Memory of the event rather than the lessons learned or the emotions developed but he said, she said stuff. And this then can lead to an argument about what happened.
And what actually happened is IRRELEVANT!
During my days in tertiary education, I often had parents, students and tutors in to discuss an event. I learned early on that the actual event was different than either side saw it. The student, especially if the parent was present, was always picked on or hard done by. The tutor invariably had difficulty recalling the actual event and when they heard the student’s side, had a very different impression of the event. The question that needed to be answered was not what happened but what happens next. What will change for all parties involved?
Think about this the next time you are in a conversation about something that has happened. If memory of events is defective, then relying on memory to discuss a reaction could have many problems.
The solution, rather than discuss the event, discuss the feelings and discuss what you would like to see happen next.
One question I find really powerful to resolve disagreements is – “What would you like to see me do about this situation“. It does not mean I commit to give it to them but it stops them and then they start to listen to what is possible.
Life is lived today.
What happened yesterday happened and the only thing that can change about it is the feelings and lessons you take away from it.
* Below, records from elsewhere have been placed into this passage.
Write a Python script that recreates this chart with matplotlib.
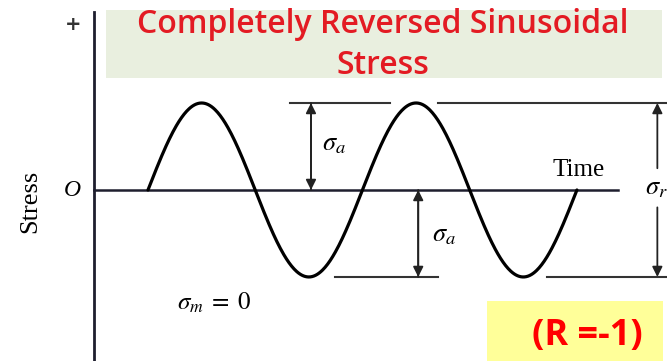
import numpy as np
import matplotlib.pyplot as plt
from matplotlib.patches import Rectangle

plt.rcParams["mathtext.fontset"] = "stix"

# cycle description: amplitude, mean, number of cycles drawn
sigma_a = 1.0
sigma_m = 0.0
n_cycles = 2

# horizontal amplitude guide segments (start, end in cycles)
upper_guides = [(0.66, 1.13), (1.35, 2.45)]
lower_guides = [(0.87, 1.35), (1.86, 2.45)]

title_lines = ["Completely Reversed Sinusoidal", "Stress"]
ratio_label = "(R =-1)"

T_AXIS = -0.252
T_LEFT, T_RIGHT = -0.690, 2.420
S_BOTTOM, S_TOP = -1.966, 2.184


def arrow(ax, t, s0, s1):
    """single-headed arrow drawn from s0 toward s1"""
    ax.annotate("", xy=(t, s1), xytext=(t, s0),
                arrowprops=dict(arrowstyle="-|>", color="#222222", lw=1.3,
                                mutation_scale=15, shrinkA=0, shrinkB=0))


def main():
    fig = plt.figure(figsize=(6.67, 3.61), dpi=100)
    ax = fig.add_axes([0, 0, 1, 1])
    ax.set_xlim(T_LEFT, T_RIGHT)
    ax.set_ylim(S_BOTTOM, S_TOP)
    ax.axis("off")

    # header and ratio boxes
    ax.add_patch(Rectangle((0.159, 0.784), 0.834, 0.188, transform=ax.transAxes,
                           facecolor="#e9efdf", edgecolor="none", zorder=0))
    ax.add_patch(Rectangle((0.730, 0.0), 0.264, 0.166, transform=ax.transAxes,
                           facecolor="#ffff99", edgecolor="none", zorder=0))
    for i, line in enumerate(title_lines):
        ax.text(0.574, 0.932 - i * 0.113, line, transform=ax.transAxes,
                ha="center", va="center", fontsize=23, color="#e31b23",
                family="Open Sans", fontweight="semibold")
    ax.text(0.880, 0.068, ratio_label, transform=ax.transAxes, ha="center",
            va="center", fontsize=26, color="#ff0000", family="Open Sans",
            fontweight="bold")

    # axes of the stress-time diagram
    ax.plot([T_AXIS, T_AXIS], [S_BOTTOM, 2.046], color="#1e1e2e", lw=2.0)
    ax.plot([T_AXIS, 2.19], [sigma_m, sigma_m], color="#1e1e2e", lw=1.8)

    # the stress history
    t = np.linspace(0, n_cycles, 500)
    stress = sigma_m + sigma_a * np.sin(2 * np.pi * t)
    ax.plot(t, stress, color="black", lw=2.3, solid_capstyle="round")

    for a, b in upper_guides:
        ax.plot([a, b], [sigma_m + sigma_a] * 2, color="#333333", lw=1.5)
    for a, b in lower_guides:
        ax.plot([a, b], [sigma_m - sigma_a] * 2, color="#333333", lw=1.5)

    arrow(ax, 0.76, sigma_m, sigma_m + sigma_a)
    arrow(ax, 0.76, sigma_m + sigma_a, sigma_m)
    arrow(ax, 1.26, sigma_m, sigma_m - sigma_a)
    arrow(ax, 1.26, sigma_m - sigma_a, sigma_m)
    arrow(ax, 2.375, 0.25, sigma_m + sigma_a)
    arrow(ax, 2.375, -0.20, sigma_m - sigma_a)

    serif = "Liberation Serif"
    ax.text(0.811, 0.54, r"$\sigma_a$", fontsize=19, ha="left", va="center")
    ax.text(1.324, -0.506, r"$\sigma_a$", fontsize=19, ha="left", va="center")
    ax.text(2.317, 0.034, r"$\sigma_r$", fontsize=19, ha="left", va="center")
    ax.text(0.135, -1.30, r"$\sigma_m\;=\;0$", fontsize=18, ha="left", va="center")
    ax.text(2.009, 0.23, "Time", fontsize=18, family=serif, ha="center", va="center")
    ax.text(-0.354, -0.01, "O", fontsize=17, family=serif, style="italic",
            ha="center", va="center")
    ax.text(-0.350, 1.90, "+", fontsize=14, family="DejaVu Sans", fontweight="bold",
            color="#333333", ha="center", va="center")
    ax.text(-0.550, -0.126, "Stress", fontsize=19, family=serif, rotation=90,
            ha="center", va="center")

    fig.savefig("out.png", dpi=100)


if __name__ == "__main__":
    main()
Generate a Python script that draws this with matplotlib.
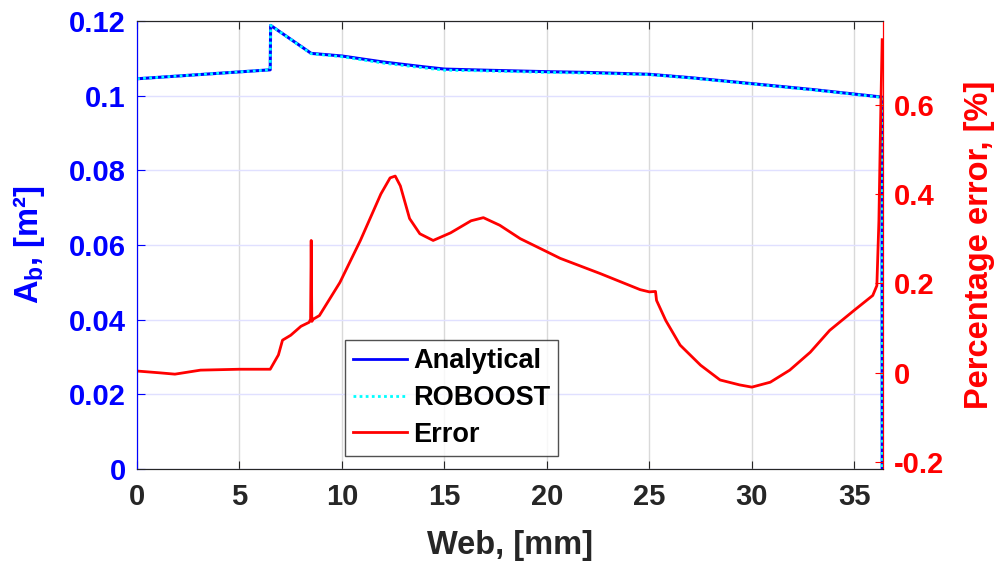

If you dwell on the memory, you will change the memory. If you rehash the memory, you will rewrite that memory.
You need to look at the event and ask how do you recreate the feelings if they were pleasant or how do you eliminate the negative emotions in a similar situation.
Its not easy but it is that simple. Remember, the mind is different from the movie camera and you re-author it each time you play it back.
Has there ever been a time when a memory got you stuck and made conversation difficult?